Internet-of-Things technology and applications for clean energy systems

As a critical technology for clean and sustainable energy transition, Internet of Things (IoT) is becoming increasingly popular for its use in extending connectivity into multiple energy resources. Based on the heterogeneous networking integration of devices, IoT has the potential of achieve seamless management of various facilities, thus enabling real-time optimisation of supply chains and dynamic response to energy system dispatch. In addition, IoT can help improve the visibility and controllability of distributed energy resources and leverage flexible loads via extensive connections among numerous devices. This special issue has received wide attention from the research community. The five papers selected for publication in this issue are briefly introduced as follows.

In ‘Architecture and function analysis of integrated energy service stations considering cyber–physical integration’, Liu et al. proposed integrated energy service stations (IESSs), which comprise substations, integrated multi-energy conversion stations, data centres, communication base stations and other functional units. Two feasible schemes were then designed to realise the construction of IESSs, including entity IESSs which require refined planning and construction, and virtual IESSs which involve transformation based on existing substation resources. The motivation and practical implementation for constructing IESSs are discussed. Finally, future research interests regarding IESSs are summarised.

In ‘A survey on policies, modelling and security of cyber–physical systems in smart grids’, Wang et al. provided an overview of the policy drivers for and barriers to the implementation of cyber–physical systems (CPSs). With the widespread deployment of behind-the-metre distributed energy resources (DERs), there is an increasing demand to model hardware, software and their interactions in a smart grid environment. This paper reviewed the modelling and applications of an intelligent CPS for a decentralised energy system. The integration of DERs and the supportive infrastructure can cause a modern power system to become more vulnerable to external threats such as terrorist attacks and therefore less reliable as a secure system. The latest progress in CPS implementation was summarised considering critical infrastructure identification and protection as well as risk assessment and methods for mitigating cyber threats and attacks.

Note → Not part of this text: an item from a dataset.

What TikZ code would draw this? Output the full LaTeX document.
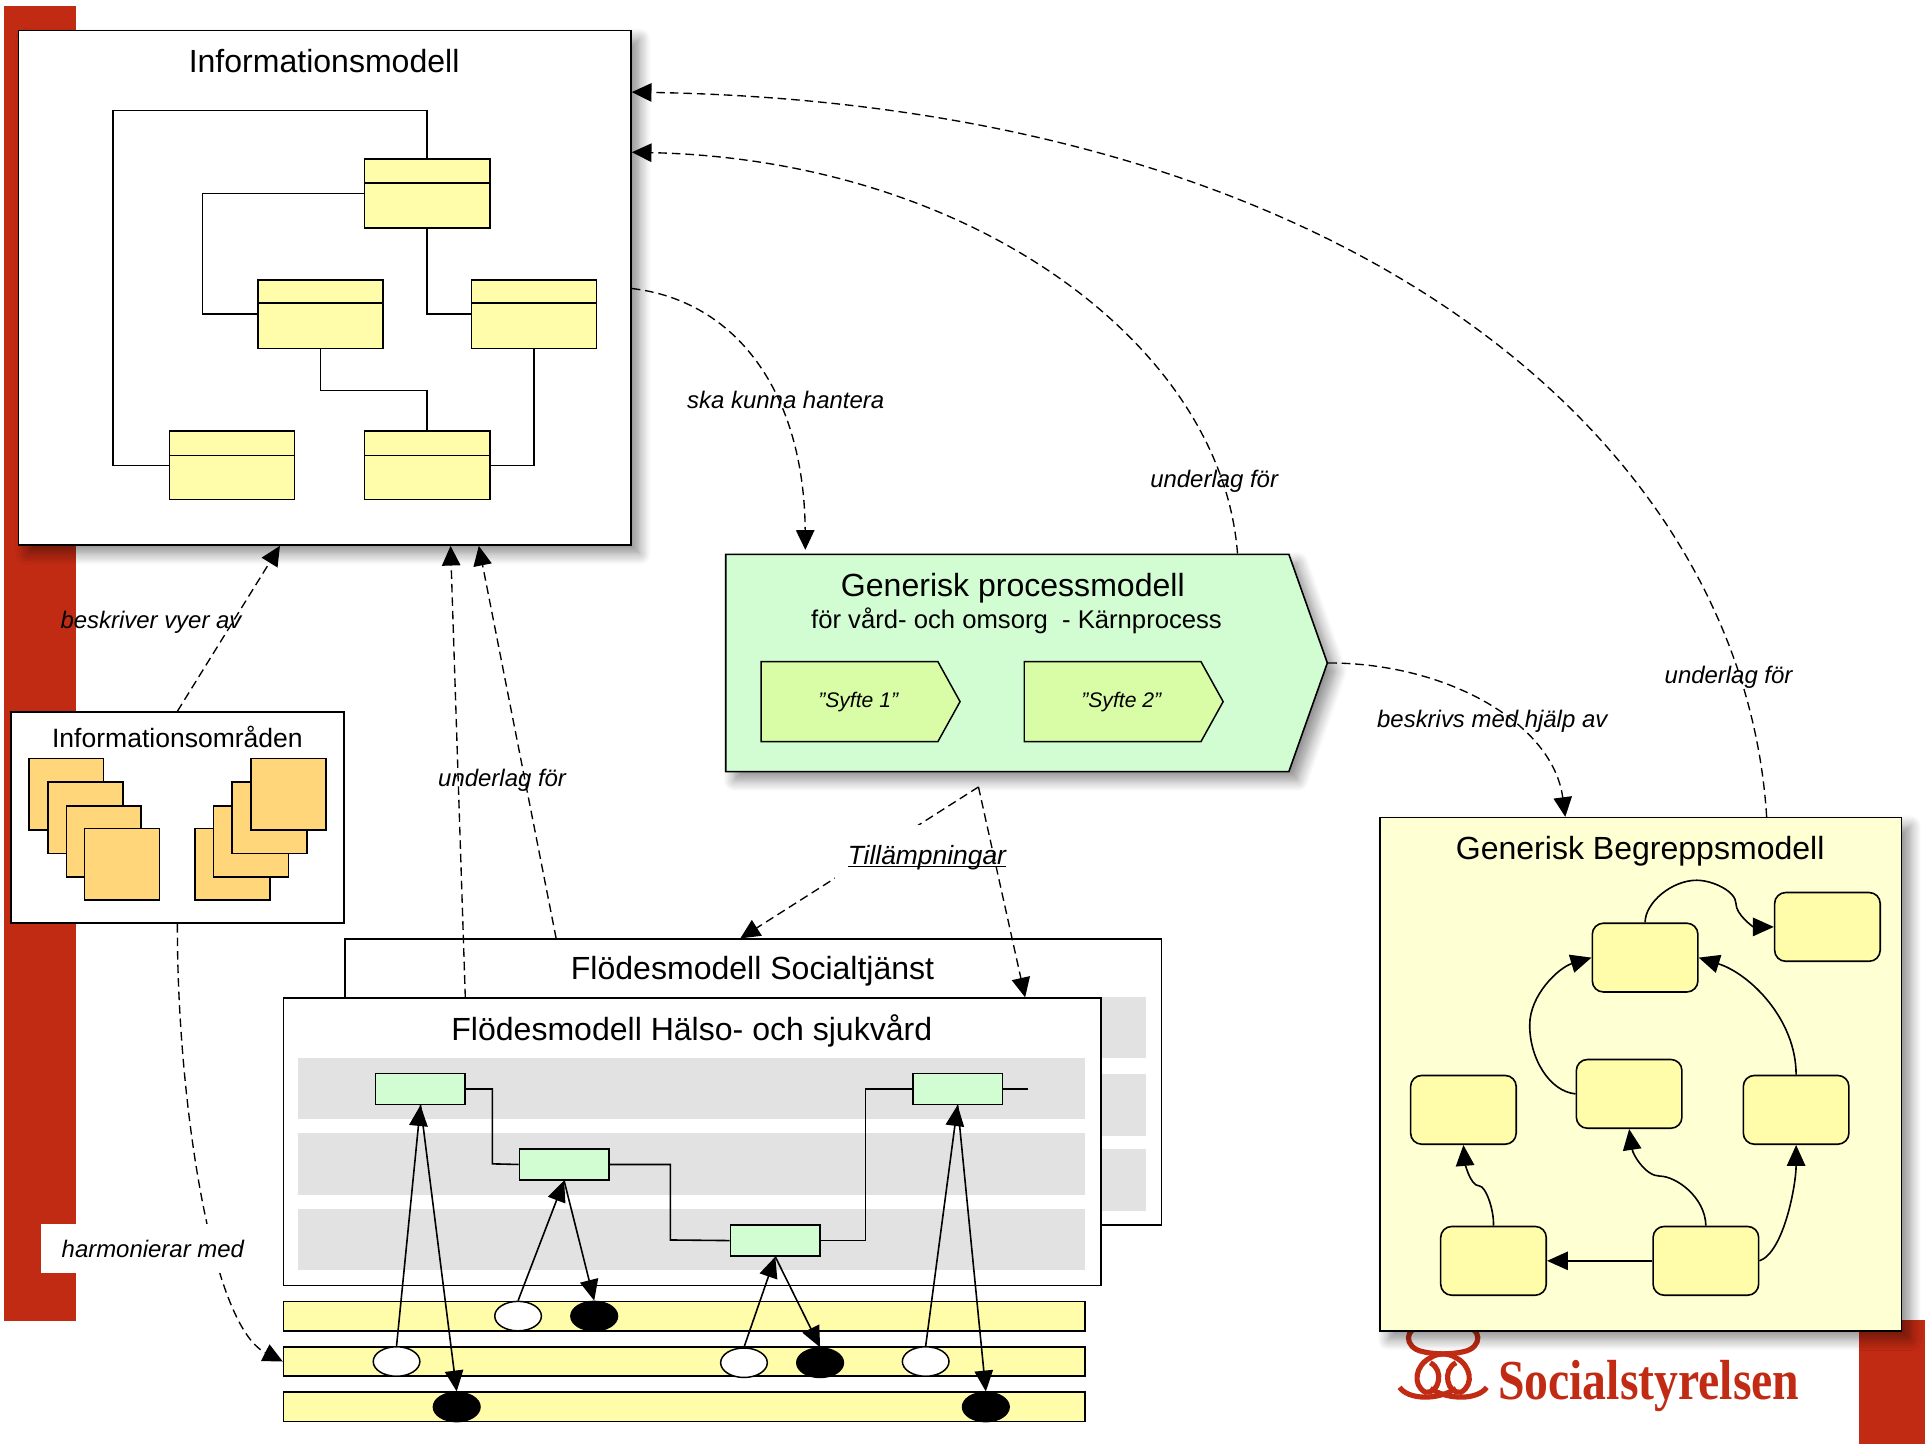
\documentclass[tikz,border=0pt]{standalone}
\usepackage{fontspec}
\setmainfont{Liberation Sans}
\newfontfamily\logofont[FakeStretch=0.845]{Liberation Serif}
\usepackage{tikz}
\usetikzlibrary{calc,positioning,arrows.meta,shapes.geometric,shapes.symbols,shadows.blur}
\definecolor{bandred}{HTML}{C12A13}
\definecolor{classyellow}{HTML}{FFFCAA}
\definecolor{paleyellow}{HTML}{FFFFD4}
\definecolor{procgreen}{HTML}{D2FDD2}
\definecolor{syftegreen}{HTML}{D8FDA6}
\definecolor{orangebox}{HTML}{FFD67A}
\definecolor{laneGray}{HTML}{E2E2E2}
\tikzset{
	bigtitle/.style={font=\fontsize{26.1}{30}\selectfont},
	edgelabel/.style={font=\fontsize{19.5}{23}\selectfont\itshape},
	modelbox/.style={draw, line width=1.3pt, inner sep=0pt},
	shadowed/.style={blur shadow={shadow blur steps=10, shadow xshift=7pt, shadow yshift=-7pt, shadow blur radius=9pt, shadow opacity=45}},
	classbox/.style={draw, fill=classyellow, line width=1.3pt, minimum width=102pt, minimum height=56pt, inner sep=0pt},
	stackbox/.style={draw, fill=orangebox, line width=1.2pt, minimum width=61pt, minimum height=58pt, inner sep=0pt},
	syftebox/.style={draw, fill=syftegreen, line width=1.2pt, signal, signal to=east, signal pointer angle=122, inner sep=0pt, minimum width=162pt, minimum height=65pt, font=\fontsize{17.2}{20}\selectfont\itshape},
	lane/.style={fill=laneGray, minimum width=641pt, minimum height=50pt, inner sep=0pt},
	activity/.style={draw, fill=procgreen, line width=1.3pt, minimum width=73pt, minimum height=25pt, inner sep=0pt},
	databar/.style={draw, fill=classyellow, line width=1.3pt, minimum width=653pt, minimum height=24pt, inner sep=0pt},
	openstate/.style={ellipse, draw, fill=white, line width=1.2pt, minimum width=38pt, minimum height=24pt, inner sep=0pt},
	fullstate/.style={ellipse, draw, fill=black, line width=1.2pt, minimum width=38pt, minimum height=24pt, inner sep=0pt},
	termbox/.style={draw, fill=classyellow, rounded corners=9pt, line width=1.3pt, minimum width=86pt, minimum height=56pt, inner sep=0pt},
	plain/.style={line width=1.3pt},
	logoline/.style={bandred, line width=4.2pt},
	dep/.style={dash pattern=on 7pt off 4pt, line width=1.1pt, -{Triangle[length=16pt,width=15pt]}},
	flowarrow/.style={line width=1.3pt, -{Triangle[length=17pt,width=15pt]}}
}
\begin{document}
\begin{tikzpicture}[x=1pt, y=-1pt]
	\useasboundingbox (0,0) rectangle (1568,1176);
	% Background bands and logo
	\fill[bandred] (3,5) rectangle (62,1076);
	\fill[bandred] (1514,1075) rectangle (1568,1176);
	\node[font=\logofont\bfseries\fontsize{46}{50}\selectfont, text=bandred, anchor=base west, inner sep=0pt] (Logo) at (1220,1140) {Socialstyrelsen};
	\draw[logoline] (1190,1080) .. controls (1208,1080) and (1208,1098) .. (1192,1101) .. controls (1180,1104) and (1172,1101) .. (1165,1106) .. controls (1153,1112) and (1150,1128) .. (1161,1134) .. controls (1172,1136) and (1177,1116) .. (1165,1110);
	\draw[logoline] (1161,1080) .. controls (1143,1080) and (1143,1098) .. (1159,1101) .. controls (1171,1104) and (1179,1101) .. (1186,1106) .. controls (1198,1112) and (1201,1128) .. (1190,1134) .. controls (1179,1136) and (1174,1116) .. (1186,1110);
	\draw[logoline] (1140,1130) .. controls (1147,1140) and (1170,1141) .. (1186,1131);
	\draw[logoline] (1211,1130) .. controls (1204,1140) and (1181,1141) .. (1165,1131);
	% Informationsmodell
	\node[modelbox, fill=white, shadowed, minimum width=499pt, minimum height=419pt] (Info) at (264.5,234.5) {};
	\node[bigtitle] (InfoTitle) at (264,50) {Informationsmodell};
	\node[classbox] (ClassTop) at (348,157.5) {};
	\node[classbox] (ClassLeft) at (261,256) {};
	\node[classbox] (ClassRight) at (435,256) {};
	\node[classbox] (ClassLow) at (189,379) {};
	\node[classbox] (ClassMid) at (348,379) {};
	\foreach \c/\y in {ClassTop/149,ClassLeft/247,ClassRight/247,ClassLow/371,ClassMid/371}
		\draw[plain] (\c.west |- 0,\y) -- (\c.east |- 0,\y);
	\draw[plain] (ClassTop.north) -- ++(0,-39) -| (92,379) -- (ClassLow.west);
	\draw[plain] (ClassTop.west) -| (165,256) -- (ClassLeft.west);
	\draw[plain] (ClassTop.south) |- (ClassRight.west);
	\draw[plain] (ClassLeft.south) |- (348,318) -- (ClassMid.north);
	\draw[plain] (ClassRight.south) |- (ClassMid.east);
	% Generisk processmodell
	\node[modelbox, fill=procgreen, shadowed, signal, signal to=east, signal pointer angle=141, minimum width=490pt, minimum height=177pt] (Process) at (820.5,540) {};
	\node[bigtitle] (ProcessTitle) at (825,479) {Generisk processmodell};
	\node[font=\fontsize{20.9}{25}\selectfont] (ProcessSub) at (828,506) {för vård- och omsorg\ \ - Kärnprocess};
	\node[syftebox] (SyfteOne) at (692,571.5) {\hspace*{14pt}\raisebox{-1.5pt}{”Syfte 1”}};
	\node[syftebox, right=51pt of SyfteOne] (SyfteTwo) {\hspace*{14pt}\raisebox{-1.5pt}{”Syfte 2”}};
	% Informationsomraden
	\node[modelbox, fill=white, minimum width=271pt, minimum height=172pt] (Omraden) at (144.5,666) {};
	\node[font=\fontsize{21.6}{26}\selectfont] (OmradenTitle) at (144.5,600.5) {Informationsområden};
	\node[stackbox] (LeftA) at (54,647) {};
	\node[stackbox] (LeftB) at (69.5,666) {};
	\node[stackbox] (LeftC) at (84.5,685.5) {};
	\node[stackbox] (LeftD) at (99.5,704) {};
	\node[stackbox] (RightA) at (189.5,704) {};
	\node[stackbox] (RightB) at (204.5,685.5) {};
	\node[stackbox] (RightC) at (219.5,666) {};
	\node[stackbox] (RightD) at (235,647) {};
	% Flodesmodeller
	\node[modelbox, fill=white, minimum width=665pt, minimum height=233pt] (FlowSoc) at (613.5,881.5) {};
	\node[bigtitle] (FlowSocTitle) at (613,791) {Flödesmodell Socialtjänst};
	\foreach \y [count=\i] in {837,900,961}
		\node[lane] (SocLane\i) at (613,\y) {};
	\node[modelbox, fill=white, minimum width=666pt, minimum height=234pt] (FlowHS) at (564,930) {};
	\node[bigtitle] (FlowHSTitle) at (563.5,840) {Flödesmodell Hälso- och sjukvård};
	\foreach \y [count=\i] in {886.5,948,1009.5}
		\node[lane] (Lane\i) at (563.5,\y) {};
	\node[activity] (ActA) at (342.5,887) {};
	\node[activity] (ActB) at (459.5,948.5) {};
	\node[activity] (ActC) at (631.5,1010.5) {};
	\node[activity] (ActD) at (780,887) {};
	\coordinate (ActEnd) at (837,887);
	\draw[plain] (ActA.east) -| (401,948) -- (ActB.west);
	\draw[plain] (ActB.east) -| (546,1010) -- (ActC.west);
	\draw[plain] (ActC.east) -| (705,887) -- (ActD.west);
	\draw[plain] (ActD.east) -- (ActEnd);
	% Databars and states
	\node[databar] (BarOne) at (557.5,1072) {};
	\node[databar] (BarTwo) at (557.5,1109) {};
	\node[databar] (BarThree) at (557.5,1146) {};
	\node[openstate] (OpenA) at (422,1072) {};
	\node[fullstate] (FullA) at (484,1072) {};
	\node[openstate] (OpenB) at (323,1109) {};
	\node[openstate] (OpenC) at (606,1110) {};
	\node[fullstate] (FullC) at (668,1110) {};
	\node[openstate] (OpenD) at (754,1109) {};
	\node[fullstate] (FullB) at (372,1146) {};
	\node[fullstate] (FullD) at (803,1146) {};
	\draw[flowarrow] (OpenB.north) -- (ActA.south);
	\draw[flowarrow] (ActA.south) -- (FullB.north);
	\draw[flowarrow] (OpenA.north) -- (ActB.south);
	\draw[flowarrow] (ActB.south) -- (FullA.north);
	\draw[flowarrow] (OpenC.north) -- (ActC.south);
	\draw[flowarrow] (ActC.south) -- (FullC.north);
	\draw[flowarrow] (OpenD.north) -- (ActD.south);
	\draw[flowarrow] (ActD.south) -- (FullD.north);
	% Generisk Begreppsmodell
	\node[modelbox, fill=paleyellow, shadowed, minimum width=425pt, minimum height=418pt] (Begrepp) at (1336.5,875) {};
	\node[bigtitle] (BegreppTitle) at (1336,693) {Generisk Begreppsmodell};
	\node[termbox] (TermA) at (1340,780) {};
	\node[termbox] (TermB) at (1488.5,755) {};
	\node[termbox] (TermC) at (1327,891) {};
	\node[termbox] (TermD) at (1463,904) {};
	\node[termbox] (TermE) at (1192,904) {};
	\node[termbox] (TermF) at (1216.5,1027) {};
	\node[termbox] (TermG) at (1389.5,1027) {};
	\draw[flowarrow] (TermG.west) -- (TermF.east);
	\draw[flowarrow] (TermG.east) .. controls (1453,1020) and (1463,965) .. (TermD.south);
	\draw[flowarrow] (TermG.north) .. controls (1389,975) and (1365,958) .. (1352,958) .. controls (1340,958) and (1330,940) .. (TermC.south);
	\draw[flowarrow] (TermF.north) .. controls (1217,985) and (1210,966) .. (1205,966) .. controls (1197,966) and (1193,945) .. (TermE.south);
	\draw[flowarrow] (TermC.west) .. controls (1262,889) and (1246,862) .. (1246,835) .. controls (1246,810) and (1270,788) .. (TermA.west);
	\draw[flowarrow] (TermD.north) .. controls (1463,830) and (1425,793) .. (TermA.east);
	\draw[flowarrow] (TermA.north) .. controls (1340,735) and (1362,717) .. (1382,717) .. controls (1395,717) and (1414,726) .. (1414,736) .. controls (1414,745) and (1428,755) .. (TermB.west);
	% Dashed dependencies
	\draw[dep, shorten >=3pt] (Info.east |- 0,235) .. controls (600,245) and (655,320) .. (Process.north -| 656,0);
	\node[edgelabel] (HanteraLabel) at (640,325.5) {ska kunna hantera};
	\draw[dep] (Process.north -| 1008,0) .. controls (995,280) and (790,130) .. (Info.east |- 0,124);
	\node[edgelabel] (UnderlagProc) at (989,392) {underlag för};
	\draw[dep] (Begrepp.north -| 1439,0) .. controls (1420,360) and (1100,85) .. (Info.east |- 0,75);
	\node[edgelabel] (UnderlagBegr) at (1408,551.5) {underlag för};
	\draw[dep] (Process.east) .. controls (1180,540) and (1265,590) .. (Begrepp.north -| 1275,0);
	\node[edgelabel] (BeskrivsLabel) at (1215.5,587.5) {beskrivs med hjälp av};
	\draw[dep] (Omraden.north) -- (Info.south -| 228,0);
	\node[edgelabel] (VyerLabel) at (123,507) {beskriver vyer av};
	\draw[dep] (FlowHS.north -| 379,0) -- (Info.south -| 367,0);
	\draw[dep] (FlowSoc.north -| 453,0) -- (Info.south -| 390,0);
	\node[edgelabel] (UnderlagFlow) at (409,635.5) {underlag för};
	% Tillampningar
	\coordinate (Fork) at (797,641);
	\draw[dep] (Fork) -- (FlowSoc.north -| 603,0);
	\node[fill=white, minimum width=150pt, minimum height=44pt, font=\fontsize{21.5}{25}\selectfont\itshape] (TillLabel) at (755,694) {\smash{\raisebox{-10pt}{\underline{\smash{Tillämpningar}}}}};
	\draw[dep] (Fork) -- (FlowHS.north -| 835,0);
	% Harmonierar
	\draw[dep] (Omraden.south) .. controls (144,890) and (171,1079) .. (BarTwo.west);
	\node[edgelabel, fill=white, minimum width=183pt, minimum height=40pt] (HarmLabel) at (124.5,1017) {harmonierar med};
\end{tikzpicture}
\end{document}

In ‘Strategic PMU placement to alleviate power system vulnerability against cyber attacks’, Khare et al. presented a strategic phasor measurement unit (PMU) placement scheme to reduce cyber vulnerability of power systems to cyber attacks. A multi-stage PMU placement strategy was developed to alleviate power system vulnerability to possible false data injection attacks, where forward dynamic programming was used to distribute the capital cost of PMUs over a certain period. "The authors also proposed an index to quantify the vulnerability of the nodes of a grid to false data injection attacks. This index could be useful in selecting and prioritising an optimal set of candidate buses for PMU placement in a specific deployment stage.

In ‘Consensus-based decentralized energy trading for distributed energy resources’, Wang et al. proposed a fully decentralised transactive energy management method using a consensus-based algorithm. A virtual pool was designed for prosumers to trade energy and exchange information with the support of IoT technologies. The consensus-based algorithm enables prosumers to obtain an optimal energy schedule independently but in a coordinated manner without revealing personal data. Practical data were used to perform simulations and validate the proposed algorithm, which demonstrated both the efficiency and effectiveness of the consensus-based decentralised transactive energy management strategy.

In ‘Hybrid clustering-based bad data detection of PMU measurements’, Zhu et al. introduced the objective of bad PMU data detection and presented an illustrative bad data instance. Three clustering methods, including linear regression, density-based spatial clustering of applications with noise (DBSCAN), and Gaussian mixture models (GMM), were combined for bad PMU data detection. A statistical analysis and bound modification of data clustering were performed to further improve detection accuracy. The proposed hybrid clustering-based bad data detection method is unsupervised and can be applied to online bad PMU data detection over a short computational period.